* _The problem_
Your task is to repeat all of the data exactly while excluding the pictures.

* _Dataset extract_
┄┄┄┄┄┄┄┄┄┄

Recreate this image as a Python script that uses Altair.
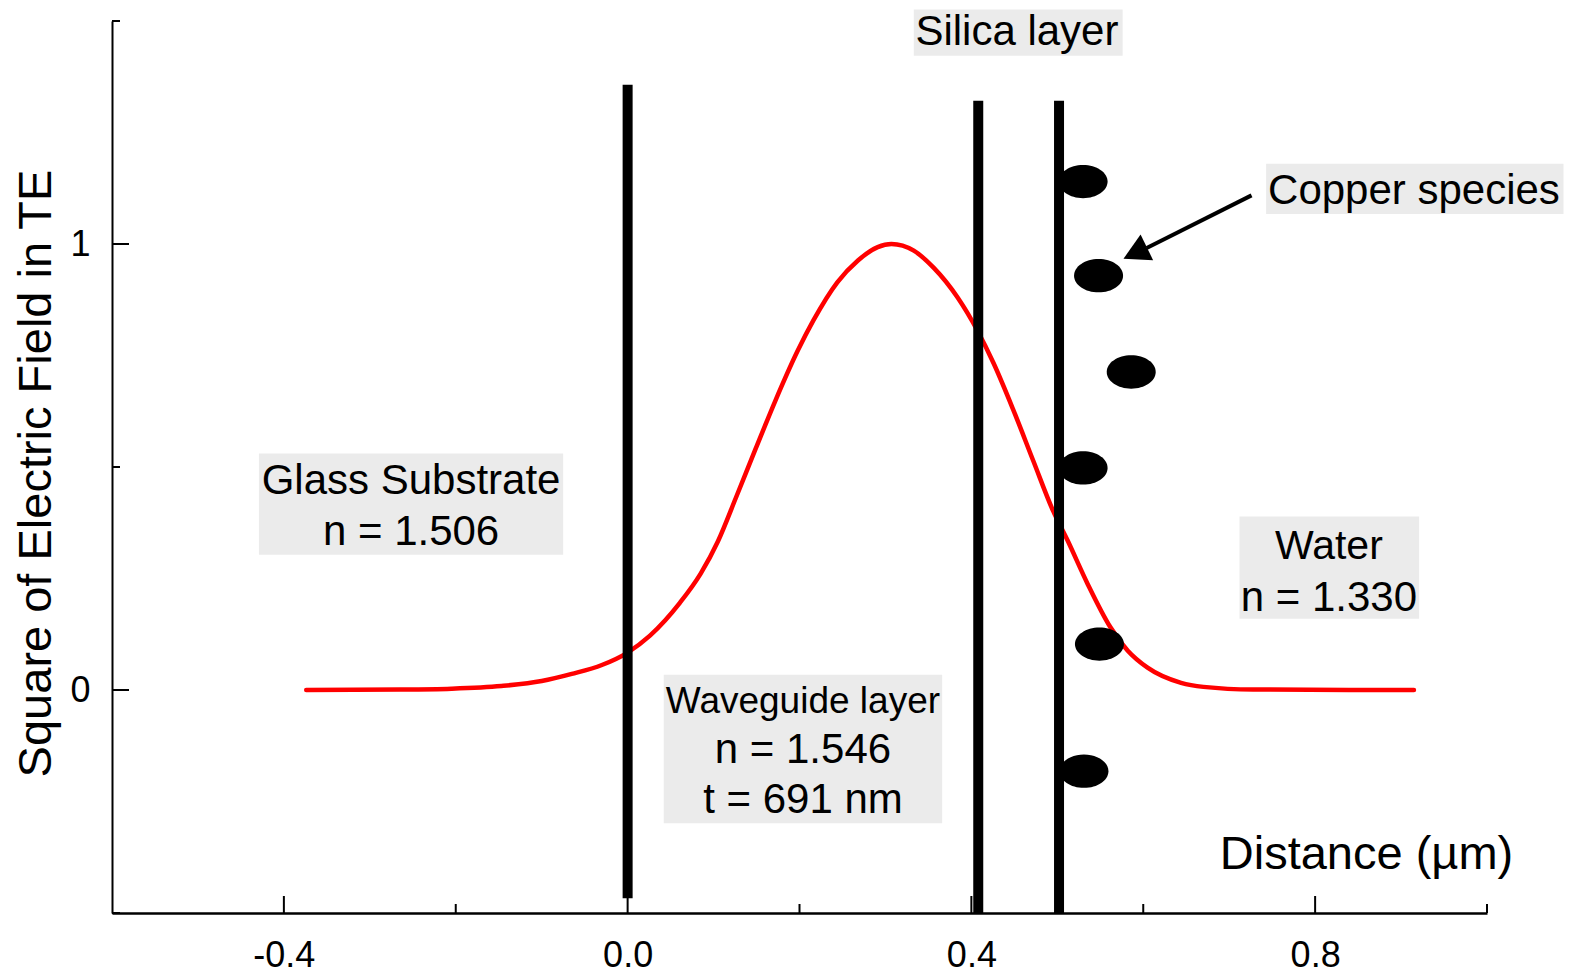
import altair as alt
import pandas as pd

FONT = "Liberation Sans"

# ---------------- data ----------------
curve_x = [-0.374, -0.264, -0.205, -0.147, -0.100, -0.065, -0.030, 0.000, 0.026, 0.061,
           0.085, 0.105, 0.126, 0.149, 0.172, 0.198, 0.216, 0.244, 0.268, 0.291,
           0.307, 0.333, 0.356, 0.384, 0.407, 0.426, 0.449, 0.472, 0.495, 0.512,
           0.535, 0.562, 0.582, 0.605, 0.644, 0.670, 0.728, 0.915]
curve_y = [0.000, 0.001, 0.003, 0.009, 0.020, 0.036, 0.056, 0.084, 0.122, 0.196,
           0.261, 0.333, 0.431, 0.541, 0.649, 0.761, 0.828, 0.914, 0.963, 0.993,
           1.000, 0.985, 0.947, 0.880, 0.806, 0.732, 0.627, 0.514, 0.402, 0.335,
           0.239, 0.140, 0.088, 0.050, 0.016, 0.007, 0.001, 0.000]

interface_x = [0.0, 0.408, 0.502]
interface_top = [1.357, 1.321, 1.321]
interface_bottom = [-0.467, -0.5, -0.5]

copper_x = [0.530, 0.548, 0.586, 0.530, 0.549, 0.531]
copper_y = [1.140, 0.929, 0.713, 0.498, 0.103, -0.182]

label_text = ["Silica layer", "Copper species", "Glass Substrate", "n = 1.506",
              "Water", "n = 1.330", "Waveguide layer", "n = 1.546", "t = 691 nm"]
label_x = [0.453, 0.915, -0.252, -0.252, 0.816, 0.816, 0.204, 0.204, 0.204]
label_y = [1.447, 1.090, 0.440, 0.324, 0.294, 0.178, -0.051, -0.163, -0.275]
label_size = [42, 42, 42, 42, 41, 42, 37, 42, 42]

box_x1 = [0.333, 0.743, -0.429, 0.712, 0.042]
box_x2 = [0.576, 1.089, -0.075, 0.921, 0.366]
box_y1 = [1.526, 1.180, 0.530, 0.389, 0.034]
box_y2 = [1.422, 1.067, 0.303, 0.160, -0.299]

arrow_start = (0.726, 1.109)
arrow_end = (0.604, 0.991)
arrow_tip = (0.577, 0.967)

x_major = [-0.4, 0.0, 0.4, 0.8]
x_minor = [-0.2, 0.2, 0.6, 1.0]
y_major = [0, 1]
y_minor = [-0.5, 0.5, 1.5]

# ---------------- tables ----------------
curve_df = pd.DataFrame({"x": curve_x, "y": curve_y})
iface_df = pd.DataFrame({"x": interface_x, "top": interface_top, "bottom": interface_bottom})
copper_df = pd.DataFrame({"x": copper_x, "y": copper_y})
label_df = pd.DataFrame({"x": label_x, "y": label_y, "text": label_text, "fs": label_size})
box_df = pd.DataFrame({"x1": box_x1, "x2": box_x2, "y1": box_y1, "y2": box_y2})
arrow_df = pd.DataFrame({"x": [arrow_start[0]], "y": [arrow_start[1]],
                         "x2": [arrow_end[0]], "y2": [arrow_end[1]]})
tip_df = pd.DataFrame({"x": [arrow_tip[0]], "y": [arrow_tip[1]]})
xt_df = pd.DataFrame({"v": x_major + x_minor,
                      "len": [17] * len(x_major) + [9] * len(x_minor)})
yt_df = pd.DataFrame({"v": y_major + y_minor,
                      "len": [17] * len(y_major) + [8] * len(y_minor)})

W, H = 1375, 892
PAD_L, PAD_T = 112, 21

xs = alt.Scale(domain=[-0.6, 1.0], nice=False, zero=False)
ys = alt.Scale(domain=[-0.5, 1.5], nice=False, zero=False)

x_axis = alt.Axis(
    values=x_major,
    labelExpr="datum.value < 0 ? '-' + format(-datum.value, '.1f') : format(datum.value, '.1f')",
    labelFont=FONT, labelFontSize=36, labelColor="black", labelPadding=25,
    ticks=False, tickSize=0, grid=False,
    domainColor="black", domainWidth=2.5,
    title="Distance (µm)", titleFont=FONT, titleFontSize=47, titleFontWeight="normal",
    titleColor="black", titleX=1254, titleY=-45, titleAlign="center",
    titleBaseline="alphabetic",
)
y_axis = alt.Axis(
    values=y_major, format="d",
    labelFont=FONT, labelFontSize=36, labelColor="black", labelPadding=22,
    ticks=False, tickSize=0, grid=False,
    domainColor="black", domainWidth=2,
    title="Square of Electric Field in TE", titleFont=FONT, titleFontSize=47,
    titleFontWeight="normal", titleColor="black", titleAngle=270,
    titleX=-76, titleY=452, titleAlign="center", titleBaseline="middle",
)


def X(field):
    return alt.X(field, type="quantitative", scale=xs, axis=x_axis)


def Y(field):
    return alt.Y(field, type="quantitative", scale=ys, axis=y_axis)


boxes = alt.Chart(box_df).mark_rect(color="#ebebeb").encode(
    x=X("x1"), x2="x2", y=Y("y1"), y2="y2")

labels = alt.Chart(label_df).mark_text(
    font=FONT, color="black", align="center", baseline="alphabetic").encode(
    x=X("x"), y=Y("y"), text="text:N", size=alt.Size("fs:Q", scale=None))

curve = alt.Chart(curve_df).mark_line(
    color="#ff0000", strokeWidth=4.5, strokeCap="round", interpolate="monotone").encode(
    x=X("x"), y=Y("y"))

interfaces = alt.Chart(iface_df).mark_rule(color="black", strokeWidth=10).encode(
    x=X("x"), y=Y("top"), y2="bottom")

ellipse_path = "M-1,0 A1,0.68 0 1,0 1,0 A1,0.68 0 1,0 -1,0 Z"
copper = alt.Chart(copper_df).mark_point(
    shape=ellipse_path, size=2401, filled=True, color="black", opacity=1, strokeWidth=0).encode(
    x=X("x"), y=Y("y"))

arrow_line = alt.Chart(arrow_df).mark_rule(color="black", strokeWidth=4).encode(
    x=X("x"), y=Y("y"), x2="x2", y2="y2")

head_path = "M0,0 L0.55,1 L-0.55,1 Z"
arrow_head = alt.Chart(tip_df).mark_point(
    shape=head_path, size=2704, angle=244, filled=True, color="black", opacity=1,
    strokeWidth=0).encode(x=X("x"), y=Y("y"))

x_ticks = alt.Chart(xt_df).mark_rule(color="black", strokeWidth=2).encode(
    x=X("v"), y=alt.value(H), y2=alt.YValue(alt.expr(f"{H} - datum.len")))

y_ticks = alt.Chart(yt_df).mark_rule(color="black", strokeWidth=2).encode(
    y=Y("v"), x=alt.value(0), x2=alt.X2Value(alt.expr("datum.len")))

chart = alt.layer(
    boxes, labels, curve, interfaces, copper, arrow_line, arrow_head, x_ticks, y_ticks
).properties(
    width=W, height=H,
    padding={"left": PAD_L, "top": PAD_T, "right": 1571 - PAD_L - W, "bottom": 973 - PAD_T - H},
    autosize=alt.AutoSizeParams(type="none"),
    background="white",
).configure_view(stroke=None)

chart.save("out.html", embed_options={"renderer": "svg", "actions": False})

┄┄┄┄┄┄┄┄┄┄

* _Task solution_
Recreate this image as a Python script that uses Altair.
import altair as alt
import pandas as pd

FONT = "Liberation Sans"

# ---------------- data ----------------
curve_x = [-0.374, -0.264, -0.205, -0.147, -0.100, -0.065, -0.030, 0.000, 0.026, 0.061,
           0.085, 0.105, 0.126, 0.149, 0.172, 0.198, 0.216, 0.244, 0.268, 0.291,
           0.307, 0.333, 0.356, 0.384, 0.407, 0.426, 0.449, 0.472, 0.495, 0.512,
           0.535, 0.562, 0.582, 0.605, 0.644, 0.670, 0.728, 0.915]
curve_y = [0.000, 0.001, 0.003, 0.009, 0.020, 0.036, 0.056, 0.084, 0.122, 0.196,
           0.261, 0.333, 0.431, 0.541, 0.649, 0.761, 0.828, 0.914, 0.963, 0.993,
           1.000, 0.985, 0.947, 0.880, 0.806, 0.732, 0.627, 0.514, 0.402, 0.335,
           0.239, 0.140, 0.088, 0.050, 0.016, 0.007, 0.001, 0.000]

interface_x = [0.0, 0.408, 0.502]
interface_top = [1.357, 1.321, 1.321]
interface_bottom = [-0.467, -0.5, -0.5]

copper_x = [0.530, 0.548, 0.586, 0.530, 0.549, 0.531]
copper_y = [1.140, 0.929, 0.713, 0.498, 0.103, -0.182]

label_text = ["Silica layer", "Copper species", "Glass Substrate", "n = 1.506",
              "Water", "n = 1.330", "Waveguide layer", "n = 1.546", "t = 691 nm"]
label_x = [0.453, 0.915, -0.252, -0.252, 0.816, 0.816, 0.204, 0.204, 0.204]
label_y = [1.447, 1.090, 0.440, 0.324, 0.294, 0.178, -0.051, -0.163, -0.275]
label_size = [42, 42, 42, 42, 41, 42, 37, 42, 42]

box_x1 = [0.333, 0.743, -0.429, 0.712, 0.042]
box_x2 = [0.576, 1.089, -0.075, 0.921, 0.366]
box_y1 = [1.526, 1.180, 0.530, 0.389, 0.034]
box_y2 = [1.422, 1.067, 0.303, 0.160, -0.299]

arrow_start = (0.726, 1.109)
arrow_end = (0.604, 0.991)
arrow_tip = (0.577, 0.967)

x_major = [-0.4, 0.0, 0.4, 0.8]
x_minor = [-0.2, 0.2, 0.6, 1.0]
y_major = [0, 1]
y_minor = [-0.5, 0.5, 1.5]

# ---------------- tables ----------------
curve_df = pd.DataFrame({"x": curve_x, "y": curve_y})
iface_df = pd.DataFrame({"x": interface_x, "top": interface_top, "bottom": interface_bottom})
copper_df = pd.DataFrame({"x": copper_x, "y": copper_y})
label_df = pd.DataFrame({"x": label_x, "y": label_y, "text": label_text, "fs": label_size})
box_df = pd.DataFrame({"x1": box_x1, "x2": box_x2, "y1": box_y1, "y2": box_y2})
arrow_df = pd.DataFrame({"x": [arrow_start[0]], "y": [arrow_start[1]],
                         "x2": [arrow_end[0]], "y2": [arrow_end[1]]})
tip_df = pd.DataFrame({"x": [arrow_tip[0]], "y": [arrow_tip[1]]})
xt_df = pd.DataFrame({"v": x_major + x_minor,
                      "len": [17] * len(x_major) + [9] * len(x_minor)})
yt_df = pd.DataFrame({"v": y_major + y_minor,
                      "len": [17] * len(y_major) + [8] * len(y_minor)})

W, H = 1375, 892
PAD_L, PAD_T = 112, 21

xs = alt.Scale(domain=[-0.6, 1.0], nice=False, zero=False)
ys = alt.Scale(domain=[-0.5, 1.5], nice=False, zero=False)

x_axis = alt.Axis(
    values=x_major,
    labelExpr="datum.value < 0 ? '-' + format(-datum.value, '.1f') : format(datum.value, '.1f')",
    labelFont=FONT, labelFontSize=36, labelColor="black", labelPadding=25,
    ticks=False, tickSize=0, grid=False,
    domainColor="black", domainWidth=2.5,
    title="Distance (µm)", titleFont=FONT, titleFontSize=47, titleFontWeight="normal",
    titleColor="black", titleX=1254, titleY=-45, titleAlign="center",
    titleBaseline="alphabetic",
)
y_axis = alt.Axis(
    values=y_major, format="d",
    labelFont=FONT, labelFontSize=36, labelColor="black", labelPadding=22,
    ticks=False, tickSize=0, grid=False,
    domainColor="black", domainWidth=2,
    title="Square of Electric Field in TE", titleFont=FONT, titleFontSize=47,
    titleFontWeight="normal", titleColor="black", titleAngle=270,
    titleX=-76, titleY=452, titleAlign="center", titleBaseline="middle",
)


def X(field):
    return alt.X(field, type="quantitative", scale=xs, axis=x_axis)


def Y(field):
    return alt.Y(field, type="quantitative", scale=ys, axis=y_axis)


boxes = alt.Chart(box_df).mark_rect(color="#ebebeb").encode(
    x=X("x1"), x2="x2", y=Y("y1"), y2="y2")

labels = alt.Chart(label_df).mark_text(
    font=FONT, color="black", align="center", baseline="alphabetic").encode(
    x=X("x"), y=Y("y"), text="text:N", size=alt.Size("fs:Q", scale=None))

curve = alt.Chart(curve_df).mark_line(
    color="#ff0000", strokeWidth=4.5, strokeCap="round", interpolate="monotone").encode(
    x=X("x"), y=Y("y"))

interfaces = alt.Chart(iface_df).mark_rule(color="black", strokeWidth=10).encode(
    x=X("x"), y=Y("top"), y2="bottom")

ellipse_path = "M-1,0 A1,0.68 0 1,0 1,0 A1,0.68 0 1,0 -1,0 Z"
copper = alt.Chart(copper_df).mark_point(
    shape=ellipse_path, size=2401, filled=True, color="black", opacity=1, strokeWidth=0).encode(
    x=X("x"), y=Y("y"))

arrow_line = alt.Chart(arrow_df).mark_rule(color="black", strokeWidth=4).encode(
    x=X("x"), y=Y("y"), x2="x2", y2="y2")

head_path = "M0,0 L0.55,1 L-0.55,1 Z"
arrow_head = alt.Chart(tip_df).mark_point(
    shape=head_path, size=2704, angle=244, filled=True, color="black", opacity=1,
    strokeWidth=0).encode(x=X("x"), y=Y("y"))

x_ticks = alt.Chart(xt_df).mark_rule(color="black", strokeWidth=2).encode(
    x=X("v"), y=alt.value(H), y2=alt.YValue(alt.expr(f"{H} - datum.len")))

y_ticks = alt.Chart(yt_df).mark_rule(color="black", strokeWidth=2).encode(
    y=Y("v"), x=alt.value(0), x2=alt.X2Value(alt.expr("datum.len")))

chart = alt.layer(
    boxes, labels, curve, interfaces, copper, arrow_line, arrow_head, x_ticks, y_ticks
).properties(
    width=W, height=H,
    padding={"left": PAD_L, "top": PAD_T, "right": 1571 - PAD_L - W, "bottom": 973 - PAD_T - H},
    autosize=alt.AutoSizeParams(type="none"),
    background="white",
).configure_view(stroke=None)

chart.save("out.html", embed_options={"renderer": "svg", "actions": False})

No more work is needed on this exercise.